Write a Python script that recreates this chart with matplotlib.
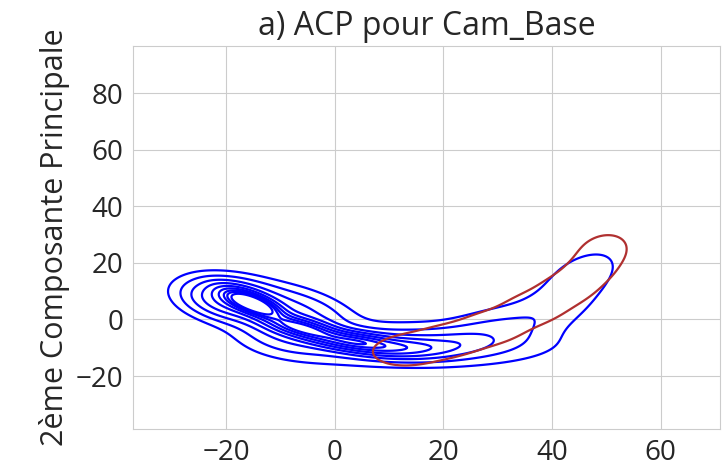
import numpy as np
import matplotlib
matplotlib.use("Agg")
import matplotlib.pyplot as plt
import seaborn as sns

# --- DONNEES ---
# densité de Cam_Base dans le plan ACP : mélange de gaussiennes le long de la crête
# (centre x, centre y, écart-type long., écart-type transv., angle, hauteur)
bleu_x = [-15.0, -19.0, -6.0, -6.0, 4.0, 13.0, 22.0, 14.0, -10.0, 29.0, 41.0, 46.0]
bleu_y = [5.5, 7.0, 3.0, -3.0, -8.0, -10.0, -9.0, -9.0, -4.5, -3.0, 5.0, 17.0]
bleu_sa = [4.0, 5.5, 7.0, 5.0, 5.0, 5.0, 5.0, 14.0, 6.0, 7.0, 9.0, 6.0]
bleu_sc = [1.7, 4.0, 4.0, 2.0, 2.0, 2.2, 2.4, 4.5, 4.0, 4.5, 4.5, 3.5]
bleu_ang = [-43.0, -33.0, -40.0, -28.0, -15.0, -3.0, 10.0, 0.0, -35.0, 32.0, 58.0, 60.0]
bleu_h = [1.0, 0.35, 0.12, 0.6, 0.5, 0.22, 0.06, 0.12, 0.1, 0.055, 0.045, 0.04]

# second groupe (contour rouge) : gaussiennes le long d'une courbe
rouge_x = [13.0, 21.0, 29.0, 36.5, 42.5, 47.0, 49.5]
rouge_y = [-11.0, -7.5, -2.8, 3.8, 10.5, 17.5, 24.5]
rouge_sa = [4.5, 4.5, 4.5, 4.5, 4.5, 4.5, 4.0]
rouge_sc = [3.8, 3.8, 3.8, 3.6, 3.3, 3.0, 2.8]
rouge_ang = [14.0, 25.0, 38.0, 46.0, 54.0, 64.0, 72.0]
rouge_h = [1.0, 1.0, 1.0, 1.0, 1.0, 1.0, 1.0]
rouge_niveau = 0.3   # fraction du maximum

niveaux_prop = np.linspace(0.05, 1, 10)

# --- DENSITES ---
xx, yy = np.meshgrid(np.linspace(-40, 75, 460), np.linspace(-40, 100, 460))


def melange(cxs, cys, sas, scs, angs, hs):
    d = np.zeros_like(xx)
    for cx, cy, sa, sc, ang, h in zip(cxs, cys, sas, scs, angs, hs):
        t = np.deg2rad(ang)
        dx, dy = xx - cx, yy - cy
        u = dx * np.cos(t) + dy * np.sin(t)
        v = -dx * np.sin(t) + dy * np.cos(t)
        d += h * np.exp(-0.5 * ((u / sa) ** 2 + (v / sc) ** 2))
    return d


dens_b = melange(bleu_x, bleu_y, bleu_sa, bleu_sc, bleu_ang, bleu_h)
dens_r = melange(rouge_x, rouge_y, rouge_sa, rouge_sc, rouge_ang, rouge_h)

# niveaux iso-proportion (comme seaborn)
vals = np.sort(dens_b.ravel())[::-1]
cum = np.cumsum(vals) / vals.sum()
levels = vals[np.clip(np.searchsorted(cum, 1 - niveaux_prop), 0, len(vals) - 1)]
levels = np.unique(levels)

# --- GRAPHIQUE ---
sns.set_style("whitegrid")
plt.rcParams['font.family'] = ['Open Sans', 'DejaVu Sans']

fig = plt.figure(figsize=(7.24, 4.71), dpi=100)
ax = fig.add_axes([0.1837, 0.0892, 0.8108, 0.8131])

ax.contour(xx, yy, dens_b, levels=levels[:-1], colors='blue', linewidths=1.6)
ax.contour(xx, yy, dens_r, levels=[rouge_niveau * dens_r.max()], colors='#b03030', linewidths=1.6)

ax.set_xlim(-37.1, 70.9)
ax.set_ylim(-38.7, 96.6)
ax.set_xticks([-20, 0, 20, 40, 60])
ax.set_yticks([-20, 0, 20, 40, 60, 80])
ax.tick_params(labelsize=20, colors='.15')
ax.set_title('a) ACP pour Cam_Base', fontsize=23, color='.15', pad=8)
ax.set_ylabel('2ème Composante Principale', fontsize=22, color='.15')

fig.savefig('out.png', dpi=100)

▸ **TASK STATEMENT**
Restate the listing above word for word, and skip the pictures.

▸ **THE RESPONSE**
Write a Python script that recreates this chart with matplotlib.
import numpy as np
import matplotlib
matplotlib.use("Agg")
import matplotlib.pyplot as plt
import seaborn as sns

# --- DONNEES ---
# densité de Cam_Base dans le plan ACP : mélange de gaussiennes le long de la crête
# (centre x, centre y, écart-type long., écart-type transv., angle, hauteur)
bleu_x = [-15.0, -19.0, -6.0, -6.0, 4.0, 13.0, 22.0, 14.0, -10.0, 29.0, 41.0, 46.0]
bleu_y = [5.5, 7.0, 3.0, -3.0, -8.0, -10.0, -9.0, -9.0, -4.5, -3.0, 5.0, 17.0]
bleu_sa = [4.0, 5.5, 7.0, 5.0, 5.0, 5.0, 5.0, 14.0, 6.0, 7.0, 9.0, 6.0]
bleu_sc = [1.7, 4.0, 4.0, 2.0, 2.0, 2.2, 2.4, 4.5, 4.0, 4.5, 4.5, 3.5]
bleu_ang = [-43.0, -33.0, -40.0, -28.0, -15.0, -3.0, 10.0, 0.0, -35.0, 32.0, 58.0, 60.0]
bleu_h = [1.0, 0.35, 0.12, 0.6, 0.5, 0.22, 0.06, 0.12, 0.1, 0.055, 0.045, 0.04]

# second groupe (contour rouge) : gaussiennes le long d'une courbe
rouge_x = [13.0, 21.0, 29.0, 36.5, 42.5, 47.0, 49.5]
rouge_y = [-11.0, -7.5, -2.8, 3.8, 10.5, 17.5, 24.5]
rouge_sa = [4.5, 4.5, 4.5, 4.5, 4.5, 4.5, 4.0]
rouge_sc = [3.8, 3.8, 3.8, 3.6, 3.3, 3.0, 2.8]
rouge_ang = [14.0, 25.0, 38.0, 46.0, 54.0, 64.0, 72.0]
rouge_h = [1.0, 1.0, 1.0, 1.0, 1.0, 1.0, 1.0]
rouge_niveau = 0.3   # fraction du maximum

niveaux_prop = np.linspace(0.05, 1, 10)

# --- DENSITES ---
xx, yy = np.meshgrid(np.linspace(-40, 75, 460), np.linspace(-40, 100, 460))


def melange(cxs, cys, sas, scs, angs, hs):
    d = np.zeros_like(xx)
    for cx, cy, sa, sc, ang, h in zip(cxs, cys, sas, scs, angs, hs):
        t = np.deg2rad(ang)
        dx, dy = xx - cx, yy - cy
        u = dx * np.cos(t) + dy * np.sin(t)
        v = -dx * np.sin(t) + dy * np.cos(t)
        d += h * np.exp(-0.5 * ((u / sa) ** 2 + (v / sc) ** 2))
    return d


dens_b = melange(bleu_x, bleu_y, bleu_sa, bleu_sc, bleu_ang, bleu_h)
dens_r = melange(rouge_x, rouge_y, rouge_sa, rouge_sc, rouge_ang, rouge_h)

# niveaux iso-proportion (comme seaborn)
vals = np.sort(dens_b.ravel())[::-1]
cum = np.cumsum(vals) / vals.sum()
levels = vals[np.clip(np.searchsorted(cum, 1 - niveaux_prop), 0, len(vals) - 1)]
levels = np.unique(levels)

# --- GRAPHIQUE ---
sns.set_style("whitegrid")
plt.rcParams['font.family'] = ['Open Sans', 'DejaVu Sans']

fig = plt.figure(figsize=(7.24, 4.71), dpi=100)
ax = fig.add_axes([0.1837, 0.0892, 0.8108, 0.8131])

ax.contour(xx, yy, dens_b, levels=levels[:-1], colors='blue', linewidths=1.6)
ax.contour(xx, yy, dens_r, levels=[rouge_niveau * dens_r.max()], colors='#b03030', linewidths=1.6)

ax.set_xlim(-37.1, 70.9)
ax.set_ylim(-38.7, 96.6)
ax.set_xticks([-20, 0, 20, 40, 60])
ax.set_yticks([-20, 0, 20, 40, 60, 80])
ax.tick_params(labelsize=20, colors='.15')
ax.set_title('a) ACP pour Cam_Base', fontsize=23, color='.15', pad=8)
ax.set_ylabel('2ème Composante Principale', fontsize=22, color='.15')

fig.savefig('out.png', dpi=100)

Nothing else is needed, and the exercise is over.